The company has "consistently reinvested its near-term success into deepening its competitive moat," which has allowed it to find success in widely diverse markets around the world.
Netflix might add more than 25 million paid global subscribers again in 2019 and could become free cash flow positive in 2021. Morgan Stanley raised the price target to $475 from $450, just a day after cutting it from $480 before the earnings. The broker maintained its overweight rating.
RBC, Mark Mahaney
"Long-term fundamental trends remain very, very, very much intact," Mahaney wrote in a report increasing the price target by $10 to $450, keeping the outperform rating. Netflix is about as close to an "open-ended growth" story as you can find in today's market, he said.
Not only is the company's consumer value proposition "compelling", global subscriber additions and streaming revenue are "accelerating", and it has pricing power and expanding corporate margins, the analyst said.
Cowen, John Blackledge
"Set-top box integrations and bundling deals that are likely aiding in increased uptake among late adopters," analysts led by Blackledge said in a note. He raised the share price target by $30 to $430, keeping his outperform rating.
KeyBanc, Andy Hargreaves
"Improving investment efficiency or significant ancillary opportunities" are required for Netflix's stock to rise meaningfully from current levels, Hargreaves said in a report, cutting recommendation to sector weight from a previous overweight.
While the analysts continue to view Netflix's strategic positioning favorably, they do not see either happening over the next year.

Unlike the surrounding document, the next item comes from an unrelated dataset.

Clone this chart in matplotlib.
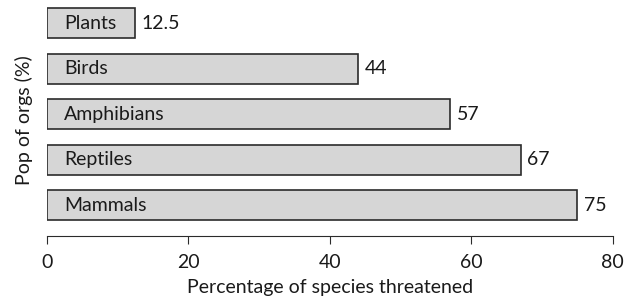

Shares could reach fair value at $377, the report said.
Stifel, Scott Devitt
Expects to get more granularity on the company's 2019 expense plans by line item next quarter, while the company will see easier expense comparisons in 2019 given the push toward self-produced content and content-specific marketing ramp-up in 2018.
The broker forecasts steady domestic growth and accelerating international momentum will help attract 29 million clients also next year. It kept its buy rating, raising the price target to $474 from $395.